Одним из ключевых открытий последних десятилетий XX века в российских гуманитарных науках стало осознание принципиальной важности личного документа. Биография человека – первовещество истории, та самая частичка реальности, с которой трудно спорить, которую невозможно опровергнуть. Материалы исследований множества отдельных и, казалось бы, уникальных биографий вкупе образуют плоть истории, обладающую повторяющимися характеристиками и свойствами. И чем плотнее соткана эта ткань, чем меньше в ней зияет провалов, чем теснее человеческие общности, кружки и объединения, семейные и родственные связи – тем точнее может быть рассказана история страны.

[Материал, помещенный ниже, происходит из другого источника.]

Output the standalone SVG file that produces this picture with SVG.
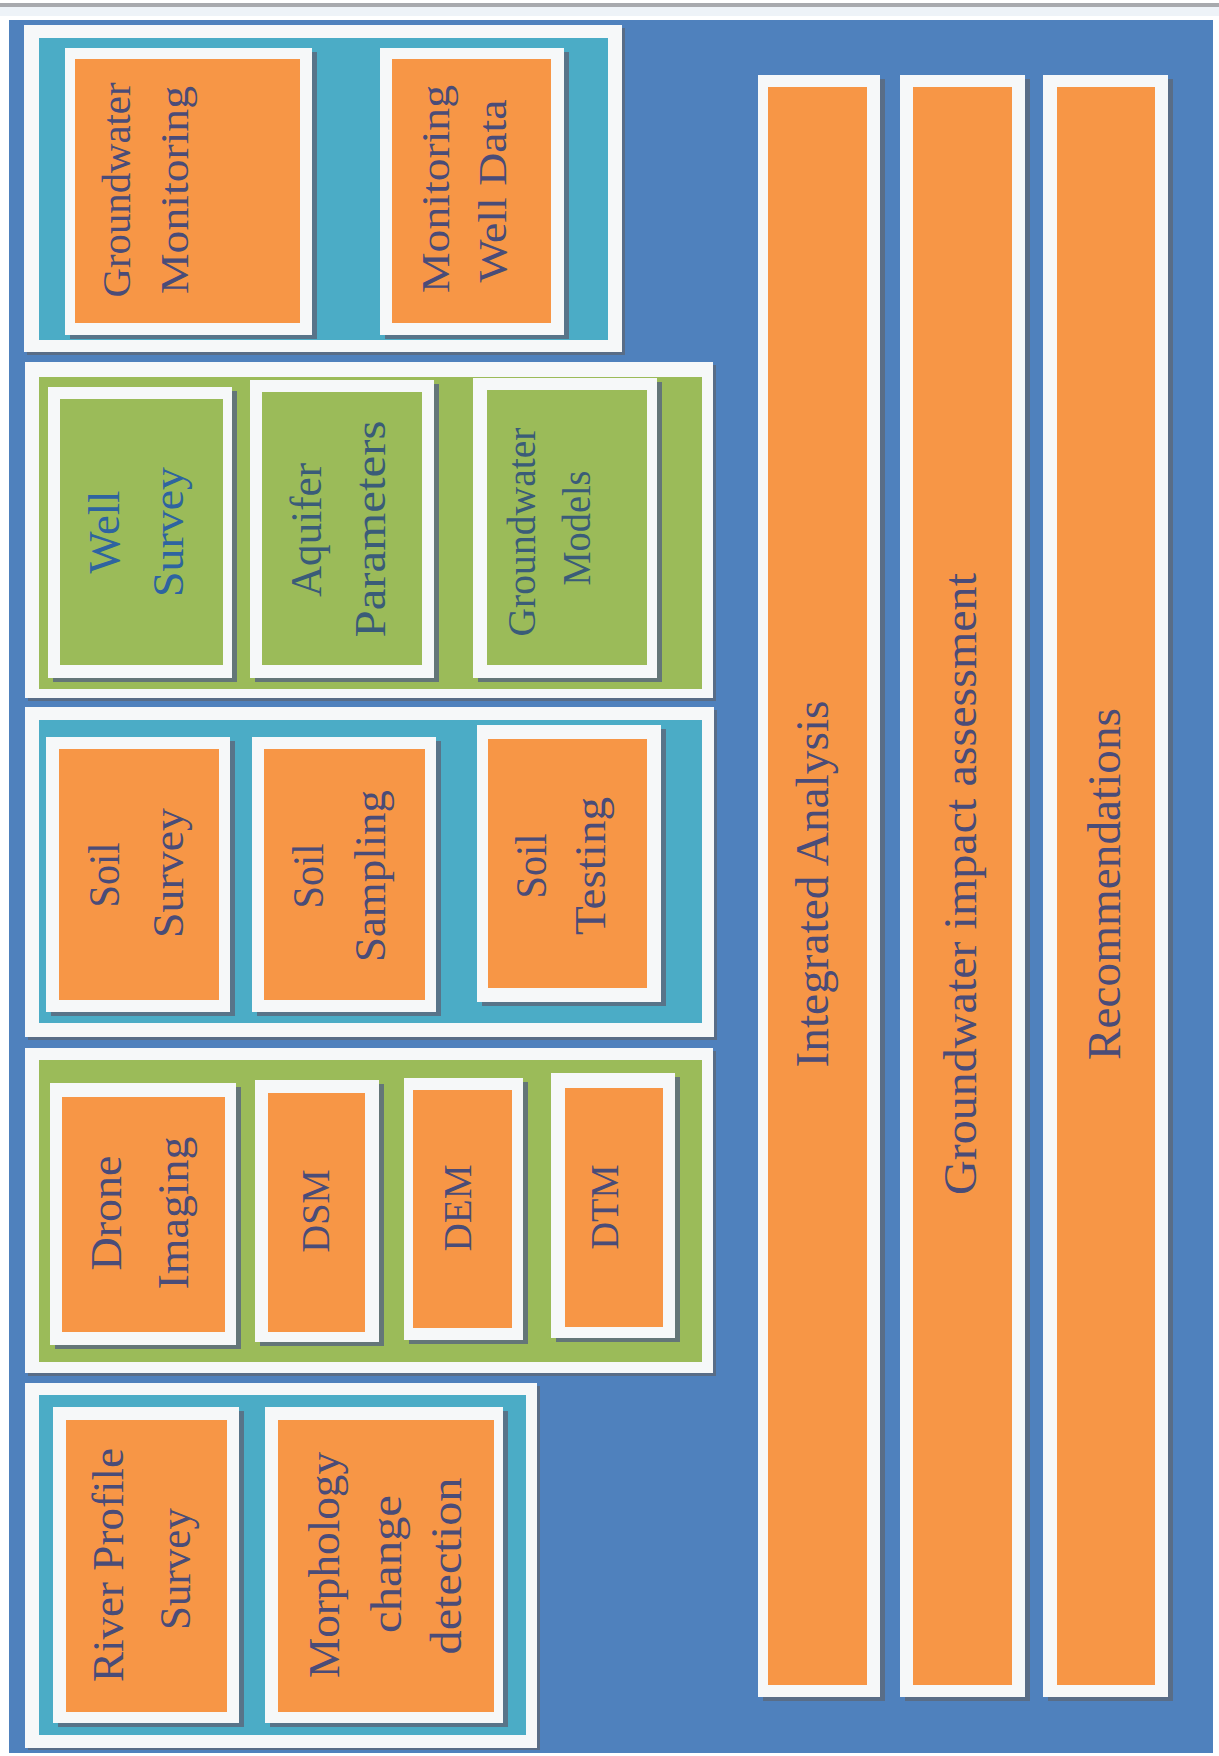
<svg xmlns="http://www.w3.org/2000/svg" width="1219" height="1756" viewBox="0 0 1219 1756">
<style>
.frame{fill:#F6F8F9}
.sh{fill:#5A6A7E;opacity:0.85}
.org{fill:#F79646}
.grn{fill:#9BBB59}
.teal{fill:#4BACC6}
.t{font-family:"Liberation Serif","Times New Roman",serif;fill:#4A4C78;text-anchor:middle}
.tb{fill:#2E64A0}
.tg{fill:#3A5C78}
</style>
<rect x="0" y="0" width="1219" height="1756" fill="#FFFFFF"/>
<rect x="0" y="3" width="1219" height="4" fill="#A8AAAE"/>
<rect x="0" y="7" width="1219" height="9" fill="#EEF3F8"/>
<rect x="9" y="20" width="1204" height="1733" fill="#4F81BD"/>

<g id="group1">
<rect class="sh" x="27" y="28" width="598" height="327"/>
<rect class="frame" x="24" y="25" width="598" height="327"/>
<rect class="teal" x="39" y="38" width="569" height="302"/>
</g>
<g id="group2">
<rect class="sh" x="28" y="365" width="688" height="336"/>
<rect class="frame" x="25" y="362" width="688" height="336"/>
<rect class="grn" x="39" y="377" width="663" height="312"/>
</g>
<g id="group3">
<rect class="sh" x="28" y="710" width="689" height="330"/>
<rect class="frame" x="25" y="707" width="689" height="330"/>
<rect class="teal" x="39" y="720" width="663" height="303"/>
</g>
<g id="group4">
<rect class="sh" x="28" y="1051" width="688" height="325"/>
<rect class="frame" x="25" y="1048" width="688" height="325"/>
<rect class="grn" x="39" y="1060" width="663" height="302"/>
</g>
<g id="group5">
<rect class="sh" x="28" y="1386" width="512" height="364"/>
<rect class="frame" x="25" y="1383" width="512" height="365"/>
<rect class="teal" x="39" y="1395" width="487" height="340"/>
</g>

<g id="groundwater-monitoring">
<rect class="sh" x="70" y="52" width="247" height="287"/>
<rect class="frame" x="65" y="48" width="247" height="287"/>
<rect class="org" x="75" y="59" width="225" height="264"/>
<text class="t" font-size="41" transform="translate(130,190) rotate(-90)" textLength="215" lengthAdjust="spacingAndGlyphs">Groundwater</text>
<text class="t" font-size="41" transform="translate(188,190) rotate(-90)" textLength="208" lengthAdjust="spacingAndGlyphs">Monitoring</text>
</g>
<g id="monitoring-well-data">
<rect class="sh" x="385" y="52" width="184" height="287"/>
<rect class="frame" x="380" y="48" width="184" height="287"/>
<rect class="org" x="392" y="59" width="159" height="264"/>
<text class="t" font-size="41" transform="translate(449,189) rotate(-90)" textLength="208" lengthAdjust="spacingAndGlyphs">Monitoring</text>
<text class="t" font-size="41" transform="translate(506,191) rotate(-90)" textLength="183" lengthAdjust="spacingAndGlyphs">Well Data</text>
</g>

<g id="well-survey">
<rect class="sh" x="53" y="391" width="184" height="291"/>
<rect class="frame" x="48" y="387" width="184" height="291"/>
<rect class="grn" x="60" y="399" width="163" height="266"/>
<text class="t tb" font-size="44" transform="translate(119,532) rotate(-90)" textLength="83" lengthAdjust="spacingAndGlyphs">Well</text>
<text class="t tb" font-size="44" transform="translate(183,532) rotate(-90)" textLength="130" lengthAdjust="spacingAndGlyphs">Survey</text>
</g>
<g id="aquifer-parameters">
<rect class="sh" x="255" y="384" width="184" height="298"/>
<rect class="frame" x="250" y="380" width="184" height="298"/>
<rect class="grn" x="262" y="392" width="160" height="273"/>
<text class="t tg" font-size="44" transform="translate(321,530) rotate(-90)" textLength="134" lengthAdjust="spacingAndGlyphs">Aquifer</text>
<text class="t tg" font-size="44" transform="translate(385,529) rotate(-90)" textLength="217" lengthAdjust="spacingAndGlyphs">Parameters</text>
</g>
<g id="groundwater-models">
<rect class="sh" x="478" y="382" width="184" height="300"/>
<rect class="frame" x="473" y="378" width="184" height="300"/>
<rect class="grn" x="487" y="390" width="160" height="275"/>
<text class="t tg" font-size="39" transform="translate(535,532) rotate(-90)" textLength="209" lengthAdjust="spacingAndGlyphs">Groundwater</text>
<text class="t tg" font-size="39" transform="translate(590,528) rotate(-90)" textLength="115" lengthAdjust="spacingAndGlyphs">Models</text>
</g>

<g id="soil-survey">
<rect class="sh" x="51" y="741" width="184" height="275"/>
<rect class="frame" x="46" y="737" width="184" height="275"/>
<rect class="org" x="59" y="749" width="160" height="251"/>
<text class="t" font-size="44" transform="translate(119,875) rotate(-90)" textLength="65" lengthAdjust="spacingAndGlyphs">Soil</text>
<text class="t" font-size="44" transform="translate(183,873) rotate(-90)" textLength="130" lengthAdjust="spacingAndGlyphs">Survey</text>
</g>
<g id="soil-sampling">
<rect class="sh" x="257" y="741" width="184" height="275"/>
<rect class="frame" x="252" y="737" width="184" height="275"/>
<rect class="org" x="264" y="749" width="161" height="251"/>
<text class="t" font-size="44" transform="translate(323,876) rotate(-90)" textLength="65" lengthAdjust="spacingAndGlyphs">Soil</text>
<text class="t" font-size="44" transform="translate(385,876) rotate(-90)" textLength="172" lengthAdjust="spacingAndGlyphs">Sampling</text>
</g>
<g id="soil-testing">
<rect class="sh" x="482" y="729" width="184" height="277"/>
<rect class="frame" x="477" y="725" width="184" height="277"/>
<rect class="org" x="488" y="739" width="159" height="249"/>
<text class="t" font-size="44" transform="translate(546,866) rotate(-90)" textLength="65" lengthAdjust="spacingAndGlyphs">Soil</text>
<text class="t" font-size="44" transform="translate(605,866) rotate(-90)" textLength="138" lengthAdjust="spacingAndGlyphs">Testing</text>
</g>

<g id="drone-imaging">
<rect class="sh" x="55" y="1087" width="186" height="262"/>
<rect class="frame" x="50" y="1083" width="186" height="262"/>
<rect class="org" x="62" y="1097" width="163" height="235"/>
<text class="t" font-size="45" transform="translate(121,1213) rotate(-90)" textLength="115" lengthAdjust="spacingAndGlyphs">Drone</text>
<text class="t" font-size="45" transform="translate(188,1213) rotate(-90)" textLength="153" lengthAdjust="spacingAndGlyphs">Imaging</text>
</g>
<g id="dsm">
<rect class="sh" x="260" y="1084" width="124" height="262"/>
<rect class="frame" x="255" y="1080" width="124" height="262"/>
<rect class="org" x="268" y="1093" width="97" height="239"/>
<text class="t" font-size="40" transform="translate(329,1211) rotate(-90)" textLength="83" lengthAdjust="spacingAndGlyphs">DSM</text>
</g>
<g id="dem">
<rect class="sh" x="409" y="1082" width="119" height="262"/>
<rect class="frame" x="404" y="1078" width="119" height="262"/>
<rect class="org" x="413" y="1090" width="99" height="238"/>
<text class="t" font-size="40" transform="translate(471,1208) rotate(-90)" textLength="87" lengthAdjust="spacingAndGlyphs">DEM</text>
</g>
<g id="dtm">
<rect class="sh" x="556" y="1077" width="124" height="265"/>
<rect class="frame" x="551" y="1073" width="124" height="265"/>
<rect class="org" x="565" y="1088" width="98" height="239"/>
<text class="t" font-size="40" transform="translate(618,1207) rotate(-90)" textLength="85" lengthAdjust="spacingAndGlyphs">DTM</text>
</g>

<g id="river-profile-survey">
<rect class="sh" x="58" y="1411" width="186" height="316"/>
<rect class="frame" x="53" y="1407" width="186" height="316"/>
<rect class="org" x="66" y="1420" width="161" height="292"/>
<text class="t" font-size="45" transform="translate(123,1565) rotate(-90)" textLength="234" lengthAdjust="spacingAndGlyphs">River Profile</text>
<text class="t" font-size="45" transform="translate(190,1569) rotate(-90)" textLength="122" lengthAdjust="spacingAndGlyphs">Survey</text>
</g>
<g id="morphology-change-detection">
<rect class="sh" x="270" y="1411" width="238" height="316"/>
<rect class="frame" x="265" y="1407" width="238" height="316"/>
<rect class="org" x="278" y="1420" width="216" height="292"/>
<text class="t" font-size="45" transform="translate(339,1565) rotate(-90)" textLength="226" lengthAdjust="spacingAndGlyphs">Morphology</text>
<text class="t" font-size="45" transform="translate(401,1564) rotate(-90)" textLength="138" lengthAdjust="spacingAndGlyphs">change</text>
<text class="t" font-size="45" transform="translate(461,1566) rotate(-90)" textLength="177" lengthAdjust="spacingAndGlyphs">detection</text>
</g>

<g id="integrated-analysis">
<rect class="sh" x="763" y="79" width="122" height="1622"/>
<rect class="frame" x="758" y="75" width="122" height="1622"/>
<rect class="org" x="768" y="87" width="99" height="1598"/>
<text class="t" font-size="47" transform="translate(828,884) rotate(-90)" textLength="367" lengthAdjust="spacingAndGlyphs">Integrated Analysis</text>
</g>
<g id="groundwater-impact-assessment">
<rect class="sh" x="905" y="79" width="125" height="1622"/>
<rect class="frame" x="900" y="75" width="125" height="1622"/>
<rect class="org" x="913" y="87" width="99" height="1598"/>
<text class="t" font-size="47" transform="translate(976,884) rotate(-90)" textLength="622" lengthAdjust="spacingAndGlyphs">Groundwater impact assessment</text>
</g>
<g id="recommendations">
<rect class="sh" x="1048" y="79" width="125" height="1622"/>
<rect class="frame" x="1043" y="75" width="125" height="1622"/>
<rect class="org" x="1057" y="87" width="98" height="1598"/>
<text class="t" font-size="47" transform="translate(1120,884) rotate(-90)" textLength="352" lengthAdjust="spacingAndGlyphs">Recommendations</text>
</g>

<g id="connectors"></g>
</svg>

Что есть история, как не результат жизненных движений множества самых разных людей? Без владения многоголосыми свидетельствами, фактами и их неизбежно различающимися оценками она превращается в выхолощенную и неубедительную, а нередко и фальшивую схему. «История, собственно, не существует. Существует лишь биография» (Р. Эмерсон). Гипотезы общего плана могут подвергнуть сомнению, а то и вовсе отменить шершавый, не умещающийся целиком ни в одну концепцию факт. И лишь запечатлевая реальные события, описывая живую, неотредактированную реакцию индивида, человека частного – на события исторические, эпохальные (правда, с существенным уточнением: «историчность», грандиозность совершающегося, как правило, становится очевидной не в тот миг, когда нечто происходит, а много позже, с появлением временнóй дистанции и ретроспективной рефлексии), повествование о прошедшем обретает надежный фундамент.
Перемена фокуса, перенесение акцента с глобальных катаклизмов XX века на внимательное рассмотрение частных судеб, произошедшее в последние десятилетия, имеет самые серьезные последствия. Один за другим рушатся прежние мифы официальной историографии, в том числе – истории театра и ее создателей. Биография как человеческий документ (либо – документ о человеке), не отказываясь от субъективности, превращается в один из важнейших инструментов стремящегося к объективности исторического знания.
Совершившемуся «антропологическому повороту»[608], как было названо это направление исследований, было много причин.
Государственные, официально признанные концепции развития России на протяжении большей части прошлого века будто пролегали «поверх голов» участников действия: на исторической арене выступали лишь обезличенные «классы» и слои. Демократизация общественной жизни страны, начавшаяся с перестройкой во второй половине 1980‐х, принесла с собой заново поднявшийся интерес к индивидуальным судьбам. Обезлюдевшая отечественная история глобальных идей и лозунгов, робко огибающая настоящее и фрагментарно описывающая прошлое, перестала удовлетворять исследователей. От изучения поведения масс и организованных движений историки обратились к материалам и свидетельствам частного документа – автобиографиям, дневниковым записям, эпистолярию, мемуарам советского времени.
Недоверие к общим концепциям, которые оказывались не слишком точными, а нередко и ложными, стало причиной внимания к «подлинным» источникам знания о том, «как было на самом деле», – приватным и нецензурированным свидетельствам. И массовый интерес к человеческим документам, свидетельствам того, как они жили, о чем на самом деле думали и мечтали, чего страшились и что любили, – проявился во множестве исторических штудий исхода XX века.
С новой ясностью ощутили, сколь «питательным» может стать знание реального биографического материала и к сколь широким выводам может привести вдумчивое и скрупулезное исследование одной-единственной человеческой судьбы. Историки литературы знают: ранние варианты произведений зачастую ярче и богаче печатных редакций, дневники предпочтительнее мемуаров, непубликовавшиеся автобиографии точнее официальных анкет.